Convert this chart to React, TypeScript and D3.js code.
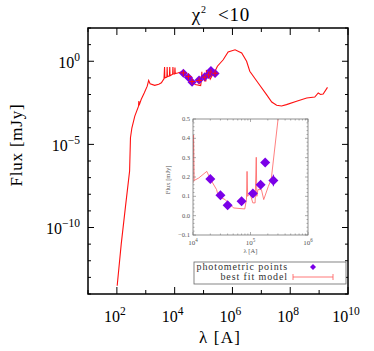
import React from 'react';
import * as d3 from 'd3';

// best fit model, log10(lambda [A]) and log10(flux [mJy])
const modelLogLam = [2.01, 2.15, 2.3, 2.44, 2.47, 2.52, 2.62, 2.75, 2.76, 2.77, 2.84, 2.95, 3.05, 3.1, 3.15, 3.31, 3.45, 3.54, 3.63, 3.65, 3.66, 3.73, 3.74, 3.75, 3.82, 3.83, 3.84, 3.93, 3.94, 3.95, 4.0, 4.01, 4.02, 4.1, 4.24, 4.3, 4.41, 4.44, 4.56, 4.64, 4.71, 4.9, 4.93, 4.94, 4.95, 4.99, 5.04, 5.08, 5.1, 5.11, 5.13, 5.19, 5.23, 5.31, 5.36, 5.48, 5.68, 5.85, 6.09, 6.32, 6.49, 6.6, 6.89, 7.18, 7.36, 7.53, 7.7, 7.87, 8.22, 8.57, 8.85, 8.97, 9.05, 9.14, 9.29];
const modelLogFlux = [-13.5, -11.0, -8.7, -6.6, -4.6, -4.0, -3.3, -2.7, -2.4, -2.65, -2.3, -1.9, -1.5, -1.15, -1.35, -1.45, -1.38, -1.3, -1.05, -0.35, -1.0, -0.95, -0.35, -0.93, -0.88, -0.35, -0.87, -0.78, -0.35, -0.77, -0.77, -0.38, -0.74, -0.71, -0.64, -0.72, -0.87, -1.0, -1.08, -1.24, -1.4, -1.46, -1.08, -0.64, -1.0, -0.93, -1.18, -1.18, -0.52, -1.0, -0.87, -0.87, -1.08, -0.82, -0.73, -0.3, 0.09, 0.56, 0.69, 0.5, 0.0, -0.6, -1.31, -2.01, -2.45, -2.65, -2.69, -2.61, -2.41, -2.21, -2.15, -1.91, -2.0, -1.97, -1.57];

// photometric points [mJy]
const photLam = [2e4, 3e4, 4e4, 7e4, 1.1e5, 1.5e5, 1.8e5, 2.5e5];
const photFlux = [0.19, 0.106, 0.054, 0.075, 0.115, 0.16, 0.275, 0.182];
const photErr = [0.012, 0.01, 0.008, 0.01, 0.012, 0.015, 0.015, 0.03];
const bandModel = [0.2, 0.12, 0.06, 0.07, 0.11, 0.15, 0.22, 0.19];

const xTickExp = [2, 4, 6, 8, 10];
const yTickExp = [0, -5, -10];
const insetXTickExp = [4, 5, 6];
const insetYTicks = [-0.1, 0.0, 0.1, 0.2, 0.3, 0.4, 0.5];

const FONT = 'Liberation Serif, DejaVu Serif, serif';
const PURPLE = '#7a00e8';
const RED = '#ff1010';

const M = { left: 88, right: 348, top: 28, bottom: 294 };
const I = { left: 193, right: 308, top: 119, bottom: 235 };

const Pow = ({ x, y, exp, size, anchor, fill }: any) => (
  <text x={x} y={y} fontFamily={FONT} fontSize={size} textAnchor={anchor} fill={fill || '#000'}>
    10<tspan fontSize={size * 0.72} dy={-size * 0.45}>{exp < 0 ? '\u2212' + -exp : exp}</tspan>
  </text>
);

const Diamond = ({ cx, cy, r }: any) => (
  <path d={`M${cx},${cy - r}L${cx + r},${cy}L${cx},${cy + r}L${cx - r},${cy}Z`} fill={PURPLE} />
);

export default function App() {
  const x = d3.scaleLog().domain([1e1, 1e10]).range([M.left, M.right]);
  const y = d3.scaleLog().domain([1e-14, 1e2]).range([M.bottom, M.top]);
  const xi = d3.scaleLog().domain([1e4, 1e6]).range([I.left, I.right]);
  const yi = d3.scaleLinear().domain([-0.1, 0.5]).range([I.bottom, I.top]);

  const model = modelLogLam.map((l, i) => ({ lam: Math.pow(10, l), f: Math.pow(10, modelLogFlux[i]) }));
  const mainLine = d3.line<any>().x(d => x(d.lam)).y(d => y(d.f));
  const insetLine = d3.line<any>().x(d => xi(d.lam)).y(d => yi(d.f));

  const decades = d3.range(1, 11);
  const yDecades = d3.range(-14, 3);
  const insetMinor: number[] = [];
  [1e4, 1e5].forEach(b => d3.range(2, 10).forEach(k => insetMinor.push(b * k)));
  const insetYMinor = d3.range(-0.1, 0.5001, 0.02);

  return (
    <svg width={374} height={351} style={{ position: 'absolute', left: 0, top: 0, background: '#fff' }}>
      <rect width={374} height={351} fill="#fff" />
      {/* title */}
      <text x={221} y={21} fontFamily={FONT} fontSize={19} textAnchor="middle" letterSpacing={0.8}>
        {'\u03c7'}<tspan fontSize={10} dy={-8}>2</tspan><tspan dy={8}>{' \u00a0<10'}</tspan>
      </text>

      {/* main model curve */}
      <path d={mainLine(model) || ''} fill="none" stroke={RED} strokeWidth={1.1} />
      {/* photometric points in main plot */}
      {photLam.map((l, i) => (
        <g key={'mp' + i}>
          <Diamond cx={x(l)} cy={y(photFlux[i])} r={4.5} />
          <line x1={x(l) - 3} x2={x(l) + 3} y1={y(bandModel[i])} y2={y(bandModel[i])} stroke={RED} strokeWidth={1} />
          <line x1={x(l)} x2={x(l)} y1={y(bandModel[i]) - 3} y2={y(bandModel[i]) + 3} stroke={RED} strokeWidth={1} />
        </g>
      ))}

      {/* main ticks */}
      {decades.map(e => {
        const len = e % 2 === 0 ? 7 : 4;
        return (
          <g key={'xt' + e}>
            <line x1={x(Math.pow(10, e))} x2={x(Math.pow(10, e))} y1={M.bottom} y2={M.bottom - len} stroke="#000" />
            <line x1={x(Math.pow(10, e))} x2={x(Math.pow(10, e))} y1={M.top} y2={M.top + len} stroke="#000" />
          </g>
        );
      })}
      {yDecades.map(e => {
        const len = e % 5 === 0 ? 6 : 3;
        return (
          <g key={'yt' + e}>
            <line x1={M.left} x2={M.left + len} y1={y(Math.pow(10, e))} y2={y(Math.pow(10, e))} stroke="#000" />
            <line x1={M.right} x2={M.right - len} y1={y(Math.pow(10, e))} y2={y(Math.pow(10, e))} stroke="#000" />
          </g>
        );
      })}
      <rect x={M.left} y={M.top} width={M.right - M.left} height={M.bottom - M.top} fill="none" stroke="#000" strokeWidth={1.5} />
      {xTickExp.map(e => (
        <Pow key={'xl' + e} x={x(Math.pow(10, e)) - 2} y={322} exp={e} size={16} anchor="middle" />
      ))}
      {yTickExp.map(e => (
        <Pow key={'yl' + e} x={80} y={y(Math.pow(10, e)) + 6.5} exp={e} size={16} anchor="end" />
      ))}
      <text x={220} y={343} fontFamily={FONT} fontSize={17} textAnchor="middle" letterSpacing={1.2}>{'\u03bb [A]'}</text>
      <text transform="translate(22,145) rotate(-90)" fontFamily={FONT} fontSize={17} textAnchor="middle" letterSpacing={0.8}>Flux [mJy]</text>

      {/* inset */}
      <defs>
        <clipPath id="insetClip">
          <rect x={I.left} y={I.top} width={I.right - I.left} height={I.bottom - I.top} />
        </clipPath>
      </defs>
      <rect x={I.left} y={I.top} width={I.right - I.left} height={I.bottom - I.top} fill="#fff" />
      <path d={insetLine(model) || ''} fill="none" stroke="#ff5555" strokeOpacity={0.75} strokeWidth={1} clipPath="url(#insetClip)" />
      {photLam.map((l, i) => (
        <g key={'ip' + i}>
          <line x1={xi(l)} x2={xi(l)} y1={yi(photFlux[i] - photErr[i])} y2={yi(photFlux[i] + photErr[i])} stroke={PURPLE} strokeWidth={1} />
          <Diamond cx={xi(l)} cy={yi(photFlux[i])} r={5} />
        </g>
      ))}
      {insetXTickExp.map(e => (
        <g key={'ixt' + e}>
          <line x1={xi(Math.pow(10, e))} x2={xi(Math.pow(10, e))} y1={I.bottom} y2={I.bottom - 3} stroke="#777" strokeWidth={0.6} />
          <line x1={xi(Math.pow(10, e))} x2={xi(Math.pow(10, e))} y1={I.top} y2={I.top + 3} stroke="#777" strokeWidth={0.6} />
          <Pow x={xi(Math.pow(10, e))} y={245} exp={e} size={7} anchor="middle" fill="#555" />
        </g>
      ))}
      {insetMinor.map((v, i) => (
        <g key={'ixm' + i}>
          <line x1={xi(v)} x2={xi(v)} y1={I.bottom} y2={I.bottom - 1.5} stroke="#777" strokeWidth={0.6} />
          <line x1={xi(v)} x2={xi(v)} y1={I.top} y2={I.top + 1.5} stroke="#777" strokeWidth={0.6} />
        </g>
      ))}
      {insetYMinor.map((v, i) => (
        <g key={'iym' + i}>
          <line x1={I.left} x2={I.left + (i % 5 === 0 ? 3 : 1.5)} y1={yi(v)} y2={yi(v)} stroke="#777" strokeWidth={0.6} />
          <line x1={I.right} x2={I.right - (i % 5 === 0 ? 3 : 1.5)} y1={yi(v)} y2={yi(v)} stroke="#777" strokeWidth={0.6} />
        </g>
      ))}
      {insetYTicks.map(v => (
        <text key={'iyl' + v} x={190} y={yi(v) + 2} fontFamily={FONT} fontSize={6.5} textAnchor="end" fill="#555">
          {d3.format('.1f')(v).replace('-', '\u2212')}
        </text>
      ))}
      <rect x={I.left} y={I.top} width={I.right - I.left} height={I.bottom - I.top} fill="none" stroke="#777" strokeWidth={0.8} />
      <text x={(I.left + I.right) / 2} y={253} fontFamily={FONT} fontSize={6.5} textAnchor="middle" fill="#555">{'\u03bb [A]'}</text>
      <text transform={`translate(170,${(I.top + I.bottom) / 2 + 3}) rotate(-90)`} fontFamily={FONT} fontSize={6.5} textAnchor="middle" fill="#555">Flux [mJy]</text>

      {/* legend */}
      <rect x={194} y={262} width={152} height={22} fill="#fff" stroke="#666" strokeWidth={0.8} />
      <text x={288} y={270} fontFamily={FONT} fontSize={10} textAnchor="end" fill="#333" letterSpacing={0.9}>photometric points</text>
      <text x={288} y={280} fontFamily={FONT} fontSize={10} textAnchor="end" fill="#333" letterSpacing={0.9}>best fit model</text>
      <Diamond cx={313} cy={267} r={3} />
      <line x1={293} x2={333} y1={277} y2={277} stroke="#ff5555" strokeWidth={0.8} />
      {[293, 333].map(px => (
        <line key={'lp' + px} x1={px} x2={px} y1={274} y2={280} stroke="#ff5555" strokeWidth={0.8} />
      ))}
    </svg>
  );
}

※ ※ ※

YOUR INSTRUCTIONS
With all pictures left out, please transcribe exactly the lines from the start of the material through the line with "import * as d3 from 'd3';".

SOLUTION TO THIS PROBLEM
Convert this chart to React, TypeScript and D3.js code.
import React from 'react';
import * as d3 from 'd3';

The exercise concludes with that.